(WRITTEN INSTRUCTION) Print the lines of the listing below verbatim from its first line through the line bearing "plt.rcParams['font.family'] = ['Liberation". Any pictures are to be omitted.
============
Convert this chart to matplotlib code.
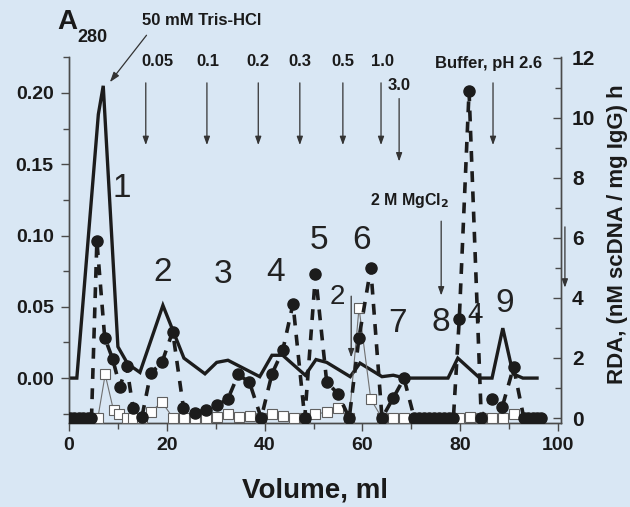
import matplotlib
matplotlib.use('Agg')
import matplotlib.pyplot as plt
from matplotlib.ticker import MultipleLocator

plt.rcParams['font.family'] = ['Liberation Sans', 'DejaVu Sans']

# ---- data ----
# A280 absorbance (left axis, solid line)
a280_volume = [0, 1.6, 6.0, 7.0, 10.0, 12.0, 14.5, 19.2, 23.5, 27.8, 30.2, 32.5,
               39.0, 41.5, 43.7, 48.3, 50.5, 52.7, 57.5, 59.5, 64.0, 66.3, 68.7,
               77.5, 79.5, 84.0, 86.5, 88.7, 90.8, 92.8, 95.7]
a280_abs = [0.0, 0.0, 0.185, 0.205, 0.022, 0.010, 0.004, 0.051, 0.014, 0.003, 0.011, 0.0125,
            0.001, 0.016, 0.016, 0.002, 0.013, 0.011, 0.001, 0.0105, 0.001, 0.002, 0.0,
            0.0, 0.014, 0.0, 0.0, 0.035, 0.003, 0.0, 0.0]

# RDA (right axis, filled circles, dashed line)
rda_volume = [0.2, 1.1, 2.0, 2.9, 3.8, 4.6, 5.7, 7.3, 8.9, 10.4, 11.8, 13.1, 14.9,
              16.7, 19.0, 21.2, 23.4, 25.8, 28.0, 30.2, 32.5, 34.6, 36.9, 39.3,
              41.5, 43.7, 45.8, 48.2, 50.4, 52.7, 55.0, 57.3, 59.3, 61.7, 64.0,
              66.3, 68.5, 70.6, 71.6, 72.6, 73.6, 74.6, 75.6, 76.6, 77.6, 78.6,
              79.8, 81.8, 84.3, 86.4, 88.6, 90.9, 93.0, 93.9, 94.8, 95.7, 96.6]
rda_value = [0, 0, 0, 0, 0, 0, 5.9, 2.68, 1.98, 1.05, 1.72, 0.33, 0.03,
             1.49, 1.85, 2.88, 0.34, 0.18, 0.27, 0.42, 0.64, 1.45, 1.19, 0.0,
             1.47, 2.25, 3.8, 0.0, 4.78, 1.19, 0.81, 0.0, 2.68, 4.99, 0.0,
             0.67, 1.32, 0, 0, 0, 0, 0, 0, 0, 0, 0,
             3.3, 10.88, 0.0, 0.62, 0.38, 1.70, 0, 0, 0, 0, 0]

# second activity series (right axis, open squares, thin line)
sq_volume = [5.9, 7.4, 9.1, 10.3, 11.8, 13.1, 14.9, 16.7, 19.0, 21.3, 23.5, 25.8,
             28.0, 30.3, 32.5, 34.8, 37.0, 39.3, 41.5, 43.8, 46.0, 48.2, 50.4,
             52.7, 55.0, 57.3, 59.3, 61.7, 64.0, 66.3, 68.5, 79.8, 82.0, 84.3,
             86.5, 88.7, 91.0]
sq_value = [0, 1.45, 0.26, 0.14, 0, 0, 0, 0.2, 0.53, 0, 0, 0,
            0, 0.05, 0.13, 0.05, 0.08, 0, 0.13, 0.08, 0, 0, 0.13,
            0.2, 0.33, 0, 3.67, 0.63, 0, 0, 0, 0, 0.05, 0,
            0, 0, 0.13]

# salt step annotations
step_labels = ['0.05', '0.1', '0.2', '0.3', '0.5', '1.0']
step_volume = [15.7, 28.2, 38.7, 47.2, 56.0, 63.8]
step_label_x = [18.0, 28.4, 38.7, 47.2, 56.0, 64.2]

# peak numbers
peak_labels = ['1', '2', '3', '4', '5', '6', '2', '7', '8', '4', '9']
peak_x = [10.8, 19.2, 31.5, 42.3, 51.1, 59.9, 54.8, 67.1, 76.1, 83.0, 89.0]
peak_y = [0.133, 0.074, 0.073, 0.074, 0.0965, 0.0965, 0.0566, 0.0385, 0.039, 0.044, 0.052]
peak_size = [24, 24, 24, 24, 24, 24, 20, 24, 24, 20, 24]

bg = '#d9e7f4'
ink = '#1c1c1c'
spine_c = '#4a4a4a'

fig = plt.figure(figsize=(6.3, 5.07), dpi=100, facecolor=bg)
ax = fig.add_axes([69/630, 1-423/507, (561-69)/630, (423-57)/507])
ax.set_facecolor('none')
ax2 = ax.twinx()
ax2.set_facecolor('none')

# A280 line
ax.plot(a280_volume, a280_abs, color=ink, lw=2.4, zorder=3, solid_joinstyle='miter')

# squares
ax2.plot(sq_volume, sq_value, color='#707070', lw=0.8, zorder=2)
ax2.plot(sq_volume, sq_value, ls='none', marker='s', ms=7, mfc='white',
         mec='#606060', mew=0.8, zorder=3)
# circles with dashed line
ax2.plot(rda_volume, rda_value, color=ink, lw=2.6, dashes=(3, 2.6), zorder=4)
ax2.plot(rda_volume, rda_value, ls='none', marker='o', ms=8, mfc=ink,
         mec=ink, zorder=5)

ax.set_xlim(0, 100.6)
ax.set_ylim(-0.0315, 0.2252)
ax2.set_ylim(-0.165, 12.02)

ax.xaxis.set_major_locator(MultipleLocator(20))
ax.xaxis.set_minor_locator(MultipleLocator(10))
ax.yaxis.set_major_locator(MultipleLocator(0.05))
ax.yaxis.set_minor_locator(MultipleLocator(0.025))
ax2.yaxis.set_major_locator(MultipleLocator(2))
ax2.yaxis.set_minor_locator(MultipleLocator(1))

for a in (ax, ax2):
    for s in a.spines.values():
        s.set_color(spine_c)
        s.set_linewidth(1.0)
ax.spines['top'].set_visible(False)
ax2.spines['top'].set_visible(False)

ax.tick_params(axis='x', which='major', direction='out', length=6, width=1,
               color=spine_c, labelsize=14, pad=4)
ax.tick_params(axis='x', which='minor', direction='out', length=4, width=1, color=spine_c)
ax.tick_params(axis='y', which='major', direction='out', length=6, width=1,
               color=spine_c, labelsize=14, pad=5)
ax.tick_params(axis='y', which='minor', direction='out', length=4, width=1, color=spine_c)
ax2.tick_params(axis='y', which='major', direction='in', length=6, width=1,
                color=spine_c, labelsize=15, pad=8)
ax2.tick_params(axis='y', which='minor', direction='in', length=4, width=1, color=spine_c)

ax.set_yticks([0.0, 0.05, 0.10, 0.15, 0.20])
ax.set_yticklabels(['0.00', '0.05', '0.10', '0.15', '0.20'])
ax2.set_yticks([0, 2, 4, 6, 8, 10, 12])
for lab in ax.get_xticklabels() + ax.get_yticklabels() + ax2.get_yticklabels():
    lab.set_fontweight('bold')
    lab.set_color('#1a1a1a')

# step arrows
arrow_kw = dict(arrowstyle='-|>,head_length=0.5,head_width=0.18', color='#333333', lw=0.9)
for lab, xv, lx in zip(step_labels, step_volume, step_label_x):
    ax.annotate('', xy=(xv, 0.1615), xytext=(xv, 0.209), arrowprops=arrow_kw,
                annotation_clip=False)
    ax.text(lx, 0.2217, lab, ha='center', va='center', fontsize=12,
            fontweight='bold', color='#1a1a1a')
ax.annotate('', xy=(67.5, 0.150), xytext=(67.5, 0.198), arrowprops=arrow_kw,
            annotation_clip=False)
ax.text(67.5, 0.2055, '3.0', ha='center', va='center', fontsize=12,
        fontweight='bold', color='#1a1a1a')
ax.annotate('', xy=(86.7, 0.1615), xytext=(86.7, 0.209), arrowprops=arrow_kw,
            annotation_clip=False)
ax.text(85.7, 0.2203, 'Buffer, pH 2.6', ha='center', va='center', fontsize=12,
        fontweight='bold', color='#1a1a1a')

# Tris arrow
ax.annotate('', xy=(8.0, 0.206), xytext=(16.2, 0.242),
            arrowprops=dict(arrowstyle='-|>,head_length=0.6,head_width=0.2',
                            color='#333333', lw=0.9), annotation_clip=False)
ax.text(27.2, 0.251, '50 mM Tris-HCl', ha='center', va='center', fontsize=12,
        fontweight='bold', color='#1a1a1a', clip_on=False)

# MgCl2 arrow
ax.text(69.7, 0.1245, r'2 M MgCl$_\mathbf{2}$', ha='center', va='center', fontsize=11.5,
        fontweight='bold', color='#1a1a1a')
ax.annotate('', xy=(76.1, 0.056), xytext=(76.1, 0.112), arrowprops=arrow_kw,
            annotation_clip=False)
# small arrow near peak 2 (squares)
ax.annotate('', xy=(57.7, 0.0126), xytext=(57.7, 0.0594), arrowprops=arrow_kw,
            annotation_clip=False)
# arrow right of the right axis
ax.annotate('', xy=(101.4, 0.0615), xytext=(101.4, 0.108), arrowprops=arrow_kw,
            annotation_clip=False)

# peak numbers
for lab, px, py, fs in zip(peak_labels, peak_x, peak_y, peak_size):
    ax.text(px, py, lab, ha='center', va='center', fontsize=fs, color='#222222', zorder=6)

# axis titles
fig.text(67/630, 1-22/507, 'A', ha='center', va='center', fontsize=20,
         fontweight='bold', color='#1a1a1a')
fig.text(92/630, 1-38/507, '280', ha='center', va='center', fontsize=13,
         fontweight='bold', color='#1a1a1a')
fig.text(315/630, 1-490/507, 'Volume, ml', ha='center', va='center', fontsize=20,
         fontweight='bold', color='#1a1a1a')
fig.text(618/630, 1-234/507, 'RDA, (nM scDNA / mg IgG) h', ha='center', va='center',
         rotation=90, fontsize=16, fontweight='bold', color='#1a1a1a')

fig.savefig('out.png', dpi=100, facecolor=bg)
============
(CORRECT RESPONSE)
Convert this chart to matplotlib code.
import matplotlib
matplotlib.use('Agg')
import matplotlib.pyplot as plt
from matplotlib.ticker import MultipleLocator

plt.rcParams['font.family'] = ['Liberation Sans', 'DejaVu Sans']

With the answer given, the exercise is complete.